• _WHAT YOU NEED TO DO_: Set all the material down again unchanged, without the pictures.

• _DATASET EXCERPT_:
━━━━━━━━━━━━━━━━━━━━━━━━━━━━━━

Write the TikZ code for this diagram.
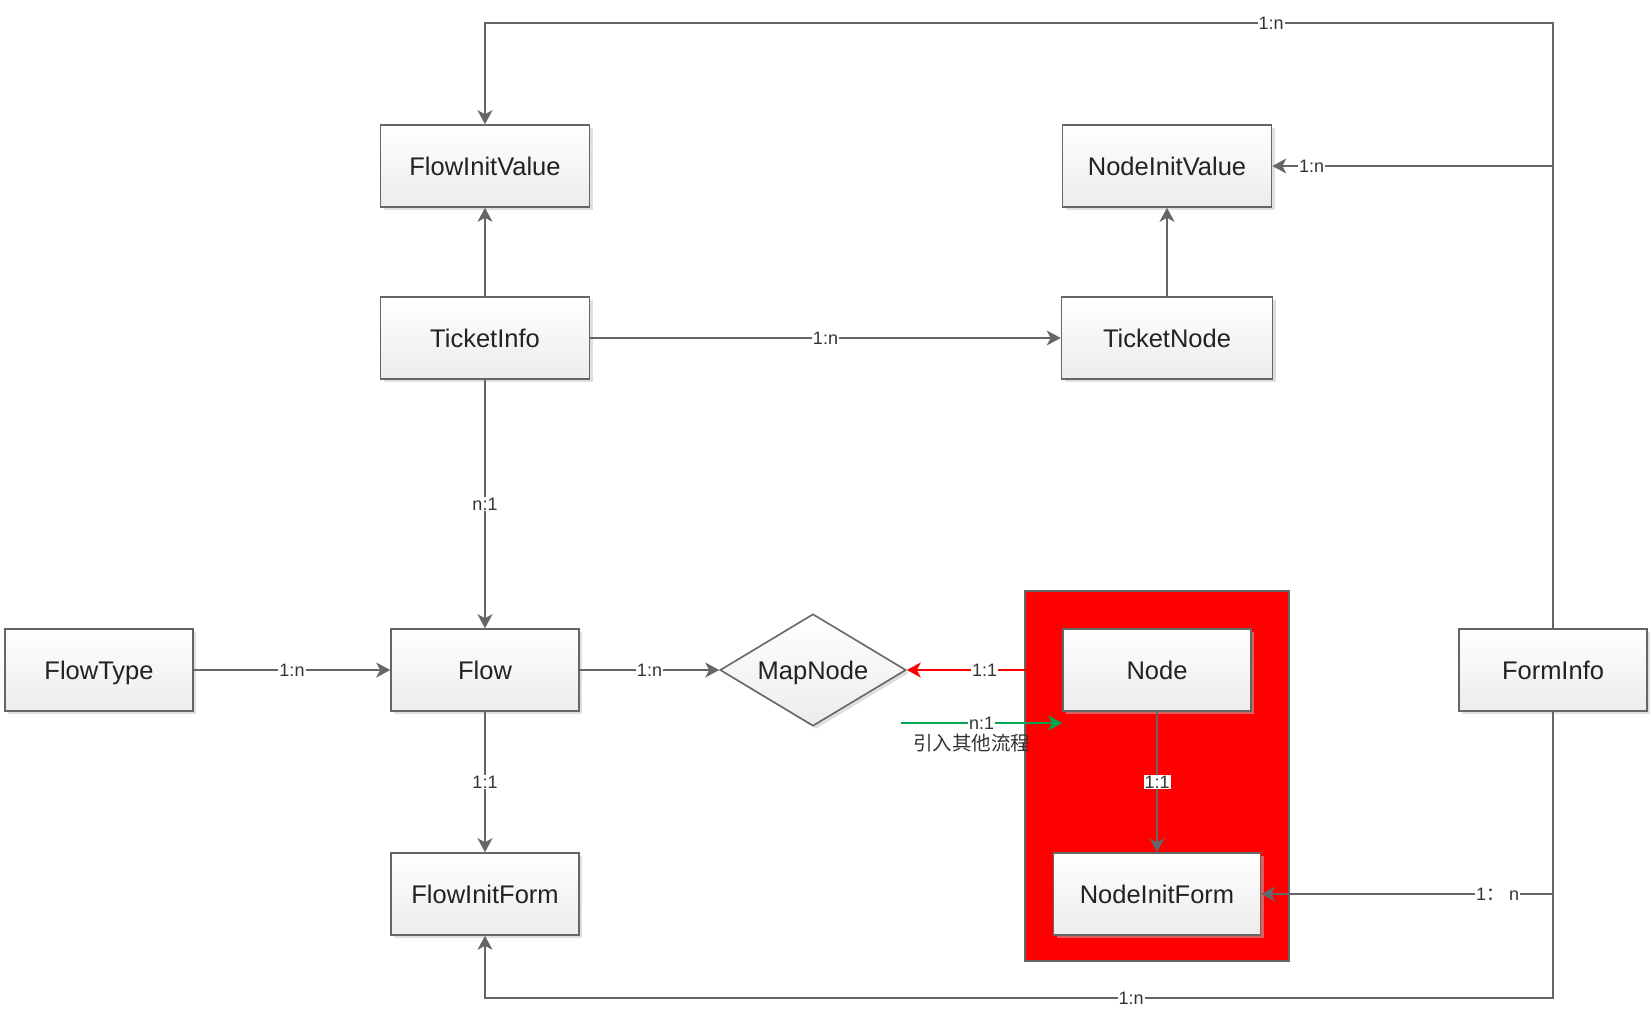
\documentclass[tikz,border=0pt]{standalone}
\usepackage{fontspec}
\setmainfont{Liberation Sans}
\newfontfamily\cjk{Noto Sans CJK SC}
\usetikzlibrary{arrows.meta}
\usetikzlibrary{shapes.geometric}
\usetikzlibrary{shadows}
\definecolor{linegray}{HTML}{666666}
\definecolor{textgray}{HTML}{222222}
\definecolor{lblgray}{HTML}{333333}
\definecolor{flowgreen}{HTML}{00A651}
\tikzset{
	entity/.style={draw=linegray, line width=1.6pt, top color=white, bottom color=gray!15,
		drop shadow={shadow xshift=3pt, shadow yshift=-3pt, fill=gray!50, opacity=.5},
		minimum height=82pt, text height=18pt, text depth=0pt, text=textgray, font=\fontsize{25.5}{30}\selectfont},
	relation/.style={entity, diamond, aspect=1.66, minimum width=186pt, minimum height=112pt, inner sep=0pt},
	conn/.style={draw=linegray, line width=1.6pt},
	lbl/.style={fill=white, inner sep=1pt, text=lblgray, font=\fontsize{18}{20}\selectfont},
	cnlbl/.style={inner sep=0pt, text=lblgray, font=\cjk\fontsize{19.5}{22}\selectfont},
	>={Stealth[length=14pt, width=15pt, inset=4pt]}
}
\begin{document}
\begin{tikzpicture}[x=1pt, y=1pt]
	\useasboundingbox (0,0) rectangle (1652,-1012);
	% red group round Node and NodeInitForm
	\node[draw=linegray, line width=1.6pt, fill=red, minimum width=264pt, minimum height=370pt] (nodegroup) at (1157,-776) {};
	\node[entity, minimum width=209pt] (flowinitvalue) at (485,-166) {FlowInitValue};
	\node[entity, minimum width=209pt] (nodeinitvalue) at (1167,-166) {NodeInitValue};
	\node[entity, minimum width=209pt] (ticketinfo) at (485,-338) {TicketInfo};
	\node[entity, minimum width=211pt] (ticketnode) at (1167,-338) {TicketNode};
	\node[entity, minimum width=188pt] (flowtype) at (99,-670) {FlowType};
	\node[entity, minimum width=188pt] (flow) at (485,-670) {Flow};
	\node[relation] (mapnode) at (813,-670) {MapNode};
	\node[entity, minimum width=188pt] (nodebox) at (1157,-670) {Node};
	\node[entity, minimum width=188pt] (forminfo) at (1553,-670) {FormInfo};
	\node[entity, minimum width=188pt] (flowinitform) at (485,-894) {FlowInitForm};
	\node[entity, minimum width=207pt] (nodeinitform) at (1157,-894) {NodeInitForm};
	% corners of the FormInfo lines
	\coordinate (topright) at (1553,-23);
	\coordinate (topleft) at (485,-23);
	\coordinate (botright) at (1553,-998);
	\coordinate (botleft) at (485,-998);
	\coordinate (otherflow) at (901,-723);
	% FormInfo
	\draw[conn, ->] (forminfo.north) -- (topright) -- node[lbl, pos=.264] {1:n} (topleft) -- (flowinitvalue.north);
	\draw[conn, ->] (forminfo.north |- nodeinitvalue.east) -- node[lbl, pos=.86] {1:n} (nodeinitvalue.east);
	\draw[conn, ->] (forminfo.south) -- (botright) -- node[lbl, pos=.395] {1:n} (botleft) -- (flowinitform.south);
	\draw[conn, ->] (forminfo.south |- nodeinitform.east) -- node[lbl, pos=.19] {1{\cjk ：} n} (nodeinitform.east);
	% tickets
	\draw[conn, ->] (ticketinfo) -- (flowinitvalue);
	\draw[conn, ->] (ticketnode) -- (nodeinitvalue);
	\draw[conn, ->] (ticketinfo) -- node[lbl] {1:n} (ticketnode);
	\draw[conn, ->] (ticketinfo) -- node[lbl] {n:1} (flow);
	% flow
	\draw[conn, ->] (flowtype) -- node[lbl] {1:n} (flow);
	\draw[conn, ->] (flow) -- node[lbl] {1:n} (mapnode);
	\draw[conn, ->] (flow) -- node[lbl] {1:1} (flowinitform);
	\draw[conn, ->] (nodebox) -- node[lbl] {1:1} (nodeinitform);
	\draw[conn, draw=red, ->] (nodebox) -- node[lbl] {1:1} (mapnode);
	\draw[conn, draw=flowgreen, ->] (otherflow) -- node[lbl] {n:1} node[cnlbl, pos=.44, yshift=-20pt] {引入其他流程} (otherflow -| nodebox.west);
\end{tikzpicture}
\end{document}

━━━━━━━━━━━━━━━━━━━━━━━━━━━━━━

• _EXERCISE ANSWER_:
Write the TikZ code for this diagram.
\documentclass[tikz,border=0pt]{standalone}
\usepackage{fontspec}
\setmainfont{Liberation Sans}
\newfontfamily\cjk{Noto Sans CJK SC}
\usetikzlibrary{arrows.meta}
\usetikzlibrary{shapes.geometric}
\usetikzlibrary{shadows}
\definecolor{linegray}{HTML}{666666}
\definecolor{textgray}{HTML}{222222}
\definecolor{lblgray}{HTML}{333333}
\definecolor{flowgreen}{HTML}{00A651}
\tikzset{
	entity/.style={draw=linegray, line width=1.6pt, top color=white, bottom color=gray!15,
		drop shadow={shadow xshift=3pt, shadow yshift=-3pt, fill=gray!50, opacity=.5},
		minimum height=82pt, text height=18pt, text depth=0pt, text=textgray, font=\fontsize{25.5}{30}\selectfont},
	relation/.style={entity, diamond, aspect=1.66, minimum width=186pt, minimum height=112pt, inner sep=0pt},
	conn/.style={draw=linegray, line width=1.6pt},
	lbl/.style={fill=white, inner sep=1pt, text=lblgray, font=\fontsize{18}{20}\selectfont},
	cnlbl/.style={inner sep=0pt, text=lblgray, font=\cjk\fontsize{19.5}{22}\selectfont},
	>={Stealth[length=14pt, width=15pt, inset=4pt]}
}
\begin{document}
\begin{tikzpicture}[x=1pt, y=1pt]
	\useasboundingbox (0,0) rectangle (1652,-1012);
	% red group round Node and NodeInitForm
	\node[draw=linegray, line width=1.6pt, fill=red, minimum width=264pt, minimum height=370pt] (nodegroup) at (1157,-776) {};
	\node[entity, minimum width=209pt] (flowinitvalue) at (485,-166) {FlowInitValue};
	\node[entity, minimum width=209pt] (nodeinitvalue) at (1167,-166) {NodeInitValue};
	\node[entity, minimum width=209pt] (ticketinfo) at (485,-338) {TicketInfo};
	\node[entity, minimum width=211pt] (ticketnode) at (1167,-338) {TicketNode};
	\node[entity, minimum width=188pt] (flowtype) at (99,-670) {FlowType};
	\node[entity, minimum width=188pt] (flow) at (485,-670) {Flow};
	\node[relation] (mapnode) at (813,-670) {MapNode};
	\node[entity, minimum width=188pt] (nodebox) at (1157,-670) {Node};
	\node[entity, minimum width=188pt] (forminfo) at (1553,-670) {FormInfo};
	\node[entity, minimum width=188pt] (flowinitform) at (485,-894) {FlowInitForm};
	\node[entity, minimum width=207pt] (nodeinitform) at (1157,-894) {NodeInitForm};
	% corners of the FormInfo lines
	\coordinate (topright) at (1553,-23);
	\coordinate (topleft) at (485,-23);
	\coordinate (botright) at (1553,-998);
	\coordinate (botleft) at (485,-998);
	\coordinate (otherflow) at (901,-723);
	% FormInfo
	\draw[conn, ->] (forminfo.north) -- (topright) -- node[lbl, pos=.264] {1:n} (topleft) -- (flowinitvalue.north);
	\draw[conn, ->] (forminfo.north |- nodeinitvalue.east) -- node[lbl, pos=.86] {1:n} (nodeinitvalue.east);
	\draw[conn, ->] (forminfo.south) -- (botright) -- node[lbl, pos=.395] {1:n} (botleft) -- (flowinitform.south);
	\draw[conn, ->] (forminfo.south |- nodeinitform.east) -- node[lbl, pos=.19] {1{\cjk ：} n} (nodeinitform.east);
	% tickets
	\draw[conn, ->] (ticketinfo) -- (flowinitvalue);
	\draw[conn, ->] (ticketnode) -- (nodeinitvalue);
	\draw[conn, ->] (ticketinfo) -- node[lbl] {1:n} (ticketnode);
	\draw[conn, ->] (ticketinfo) -- node[lbl] {n:1} (flow);
	% flow
	\draw[conn, ->] (flowtype) -- node[lbl] {1:n} (flow);
	\draw[conn, ->] (flow) -- node[lbl] {1:n} (mapnode);
	\draw[conn, ->] (flow) -- node[lbl] {1:1} (flowinitform);
	\draw[conn, ->] (nodebox) -- node[lbl] {1:1} (nodeinitform);
	\draw[conn, draw=red, ->] (nodebox) -- node[lbl] {1:1} (mapnode);
	\draw[conn, draw=flowgreen, ->] (otherflow) -- node[lbl] {n:1} node[cnlbl, pos=.44, yshift=-20pt] {引入其他流程} (otherflow -| nodebox.west);
\end{tikzpicture}
\end{document}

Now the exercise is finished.